Directions:
For the data below, transcribe the part that opens with the line containing "Emit a Python" and closes with the line containing "import seaborn as sns", exactly and with no pictures.

-- START OF Records to use --

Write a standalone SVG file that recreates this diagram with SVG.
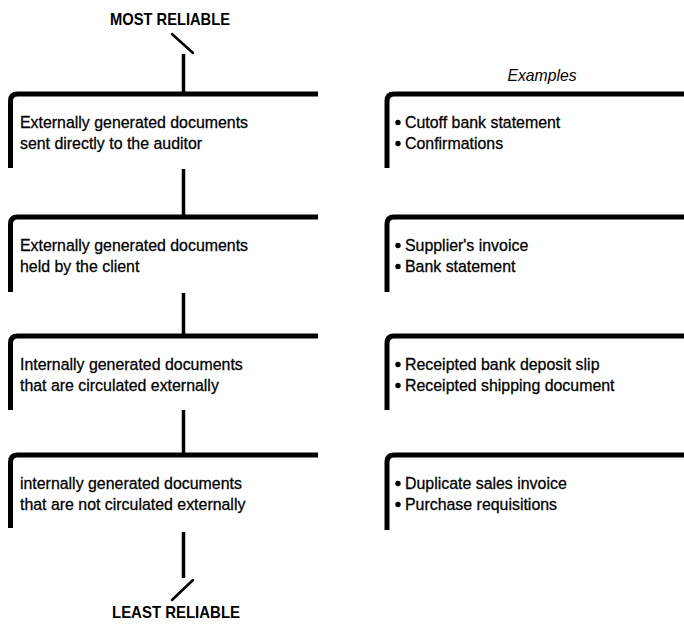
<svg xmlns="http://www.w3.org/2000/svg" width="684" height="624" viewBox="0 0 684 624">
  <style>
    .bg { fill: #ffffff; }
    .frame { fill: none; stroke: #000; stroke-width: 5; stroke-linecap: butt; stroke-linejoin: round; }
    .link { fill: none; stroke: #000; stroke-width: 3.5; stroke-linecap: butt; }
    .tick { fill: none; stroke: #000; stroke-width: 2.5; stroke-linecap: round; }
    .txt { font-family: "Liberation Sans", Arial, sans-serif; font-size: 17.3px; fill: #000; stroke: #000; stroke-width: 0.3; }
    .head { font-family: "Liberation Sans", Arial, sans-serif; font-size: 17px; font-weight: bold; fill: #000; text-anchor: middle; }
    .caption { font-family: "Liberation Sans", Arial, sans-serif; font-size: 17px; font-style: italic; fill: #000; text-anchor: middle; }
    .dot { fill: #000; }
  </style>
  <rect class="bg" x="0" y="0" width="684" height="624"/>

  <!-- scale end labels -->
  <g id="most-reliable">
    <text class="head" x="170" y="25" textLength="120" lengthAdjust="spacingAndGlyphs">MOST RELIABLE</text>
  </g>
  <g id="least-reliable">
    <text class="head" x="176" y="618" textLength="128" lengthAdjust="spacingAndGlyphs">LEAST RELIABLE</text>
  </g>
  <g id="examples-caption">
    <text class="caption" x="542" y="81" textLength="69" lengthAdjust="spacingAndGlyphs">Examples</text>
  </g>

  <!-- vertical ranking line -->
  <g id="connectors">
    <line class="tick" x1="172" y1="34" x2="193" y2="53"/>
    <line class="link" x1="183.5" y1="54" x2="183.5" y2="94"/>
    <line class="link" x1="183.5" y1="169" x2="183.5" y2="217"/>
    <line class="link" x1="183.5" y1="293" x2="183.5" y2="336"/>
    <line class="link" x1="183.5" y1="410" x2="183.5" y2="455"/>
    <line class="link" x1="183.5" y1="532" x2="183.5" y2="578"/>
    <line class="tick" x1="193" y1="580" x2="172" y2="600"/>
  </g>

  <!-- document categories (text set slightly condensed: x / 0.92) -->
  <g id="level-1">
    <path class="frame" d="M10.5,168 L10.5,101 Q10.5,94 17.5,94 L318,94"/>
    <g transform="scale(0.92 1)">
      <text class="txt" x="21.7" y="128">Externally generated documents</text>
      <text class="txt" x="21.7" y="149">sent directly to the auditor</text>
    </g>
  </g>
  <g id="level-2">
    <path class="frame" d="M10.5,292 L10.5,224 Q10.5,217 17.5,217 L318,217"/>
    <g transform="scale(0.92 1)">
      <text class="txt" x="21.7" y="251">Externally generated documents</text>
      <text class="txt" x="21.7" y="272">held by the client</text>
    </g>
  </g>
  <g id="level-3">
    <path class="frame" d="M10.5,410 L10.5,343 Q10.5,336 17.5,336 L318,336"/>
    <g transform="scale(0.92 1)">
      <text class="txt" x="21.7" y="370">Internally generated documents</text>
      <text class="txt" x="21.7" y="391">that are circulated externally</text>
    </g>
  </g>
  <g id="level-4">
    <path class="frame" d="M10.5,528 L10.5,462 Q10.5,455 17.5,455 L318,455"/>
    <g transform="scale(0.92 1)">
      <text class="txt" x="21.7" y="489">internally generated documents</text>
      <text class="txt" x="21.7" y="510">that are not circulated externally</text>
    </g>
  </g>

  <!-- examples for each category -->
  <g id="examples-1">
    <path class="frame" d="M387,168 L387,101 Q387,94 394,94 L684,94"/>
    <circle class="dot" cx="398" cy="122.5" r="2.7"/>
    <circle class="dot" cx="398" cy="143.5" r="2.7"/>
    <g transform="scale(0.92 1)">
      <text class="txt" x="440.2" y="128">Cutoff bank statement</text>
      <text class="txt" x="440.2" y="149">Confirmations</text>
    </g>
  </g>
  <g id="examples-2">
    <path class="frame" d="M387,292 L387,224 Q387,217 394,217 L684,217"/>
    <circle class="dot" cx="398" cy="245.5" r="2.7"/>
    <circle class="dot" cx="398" cy="266.5" r="2.7"/>
    <g transform="scale(0.92 1)">
      <text class="txt" x="440.2" y="251">Supplier's invoice</text>
      <text class="txt" x="440.2" y="272">Bank statement</text>
    </g>
  </g>
  <g id="examples-3">
    <path class="frame" d="M387,410 L387,343 Q387,336 394,336 L684,336"/>
    <circle class="dot" cx="398" cy="364.5" r="2.7"/>
    <circle class="dot" cx="398" cy="385.5" r="2.7"/>
    <g transform="scale(0.92 1)">
      <text class="txt" x="440.2" y="370">Receipted bank deposit slip</text>
      <text class="txt" x="440.2" y="391">Receipted shipping document</text>
    </g>
  </g>
  <g id="examples-4">
    <path class="frame" d="M387,530 L387,462 Q387,455 394,455 L684,455"/>
    <circle class="dot" cx="398" cy="483.5" r="2.7"/>
    <circle class="dot" cx="398" cy="504.5" r="2.7"/>
    <g transform="scale(0.92 1)">
      <text class="txt" x="440.2" y="489">Duplicate sales invoice</text>
      <text class="txt" x="440.2" y="510">Purchase requisitions</text>
    </g>
  </g>
</svg>
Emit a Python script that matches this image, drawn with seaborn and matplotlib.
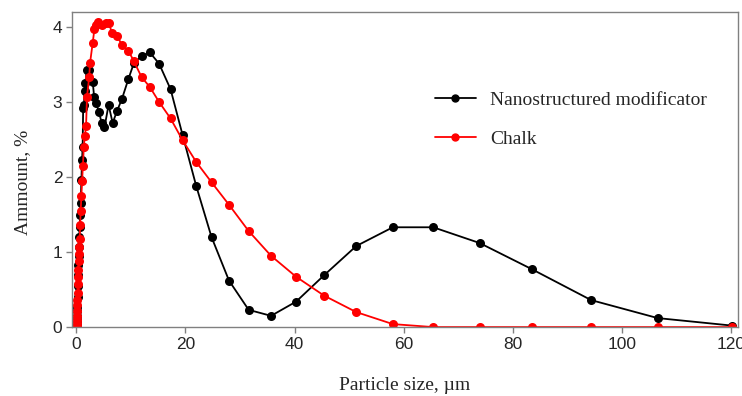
import matplotlib
matplotlib.use("Agg")
import matplotlib.pyplot as plt
from matplotlib.lines import Line2D
import pandas as pd
import seaborn as sns

# Particle size distribution data
nano_size = [0.08, 0.10, 0.12, 0.14, 0.16, 0.18, 0.21, 0.24, 0.27, 0.31, 0.35, 0.40,
             0.45, 0.51, 0.58, 0.66, 0.75, 0.85, 0.97, 1.10, 1.20, 1.30, 1.45, 1.55,
             1.70, 1.95, 2.40, 3.05, 3.30, 3.70, 4.20, 4.70, 5.20, 5.95, 6.70, 7.50,
             8.40, 9.60, 10.6, 12.0, 13.5, 15.2, 17.3, 19.5, 22.0, 24.8, 28.0, 31.6,
             35.7, 40.3, 45.4, 51.3, 58.0, 65.4, 73.9, 83.5, 94.3, 106.5, 120.1]
nano_amount = [0.0, 0.01, 0.03, 0.06, 0.10, 0.15, 0.22, 0.27, 0.40, 0.55, 0.70, 0.83,
               0.95, 1.07, 1.20, 1.33, 1.50, 1.66, 1.96, 2.23, 2.40, 2.92, 2.96, 3.15,
               3.25, 3.42, 3.42, 3.27, 3.07, 2.98, 2.86, 2.72, 2.66, 2.96, 2.72, 2.88,
               3.04, 3.31, 3.52, 3.61, 3.66, 3.51, 3.17, 2.56, 1.88, 1.20, 0.62, 0.23,
               0.15, 0.34, 0.69, 1.08, 1.33, 1.33, 1.12, 0.77, 0.36, 0.12, 0.02]

chalk_size = [0.08, 0.10, 0.12, 0.14, 0.16, 0.18, 0.21, 0.24, 0.27, 0.31, 0.35, 0.40,
              0.45, 0.51, 0.58, 0.66, 0.75, 0.85, 0.97, 1.10, 1.25, 1.42, 1.62, 1.83,
              2.00, 2.40, 2.56, 3.05, 3.36, 3.70, 4.10, 4.70, 5.40, 6.10, 6.50, 7.50,
              8.40, 9.60, 10.6, 12.0, 13.5, 15.2, 17.3, 19.5, 22.0, 24.8, 28.0, 31.6,
              35.7, 40.3, 45.4, 51.3, 58.0, 65.4, 73.9, 83.5, 94.3, 106.5, 120.1]
chalk_amount = [0.0, 0.02, 0.05, 0.10, 0.15, 0.22, 0.30, 0.36, 0.45, 0.58, 0.67, 0.76,
                0.88, 0.98, 1.07, 1.18, 1.36, 1.55, 1.75, 1.94, 2.15, 2.40, 2.55, 2.68,
                3.07, 3.33, 3.52, 3.79, 3.97, 4.03, 4.06, 4.03, 4.05, 4.05, 3.92, 3.88,
                3.76, 3.68, 3.54, 3.33, 3.20, 3.00, 2.78, 2.49, 2.20, 1.93, 1.63, 1.28,
                0.95, 0.67, 0.42, 0.20, 0.04, 0.0, 0.0, 0.0, 0.0, 0.0, 0.0]

series_names = ["Nanostructured modificator", "Chalk"]
series_colors = ["black", "red"]

df = pd.concat([
    pd.DataFrame({"size": nano_size, "amount": nano_amount, "series": series_names[0]}),
    pd.DataFrame({"size": chalk_size, "amount": chalk_amount, "series": series_names[1]}),
])

sns.set_style("ticks")
serif = ["Liberation Serif", "DejaVu Serif"]
sans = ["Liberation Sans", "DejaVu Sans"]

fig = plt.figure(figsize=(7.42, 3.96), dpi=100)
ax = fig.add_axes([0.097, 0.174, 0.8976, 0.796])

for name, color in zip(series_names, series_colors):
    sns.lineplot(data=df[df["series"] == name], x="size", y="amount", ax=ax,
                 color=color, marker="o", markersize=6.5, markeredgewidth=0,
                 linewidth=1.3, sort=False, estimator=None, legend=False)

ax.set_xlim(-0.75, 121.2)
ax.set_ylim(0, 4.2)
ax.set_xticks([0, 20, 40, 60, 80, 100, 120])
ax.set_yticks([0, 1, 2, 3, 4])
ax.tick_params(direction="out", length=4, width=1, color="#808080",
               labelsize=12.5, pad=3)
for lab in ax.get_xticklabels() + ax.get_yticklabels():
    lab.set_family(sans)
for sp in ax.spines.values():
    sp.set_color("#808080")
    sp.set_linewidth(1)

ax.set_xlabel("Particle size, µm", fontsize=14, family=serif, labelpad=18)
ax.set_ylabel("Ammount, %", fontsize=14, family=serif)
ax.yaxis.set_label_coords(-0.062, 0.46)

handles = [Line2D([], [], color=c, marker="o", markersize=5, linewidth=1.3)
           for c in series_colors]
ax.legend(handles, series_names, loc="upper left", bbox_to_anchor=(0.573, 0.795),
          bbox_transform=fig.transFigure, frameon=False, borderpad=0,
          handlelength=2.1, handletextpad=0.75, labelspacing=1.1,
          prop={"family": serif, "size": 14})

fig.savefig("out.png", dpi=100)
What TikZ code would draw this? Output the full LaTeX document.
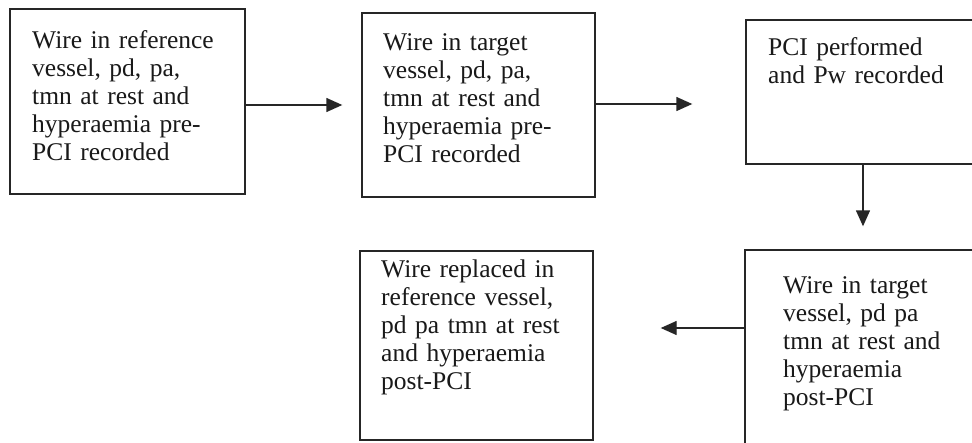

-- END OF Records to use --

The output:
Emit a Python script that matches this image, drawn with seaborn and matplotlib.
import matplotlib
matplotlib.use("Agg")
import matplotlib.pyplot as plt
from matplotlib.lines import Line2D
import pandas as pd
import seaborn as sns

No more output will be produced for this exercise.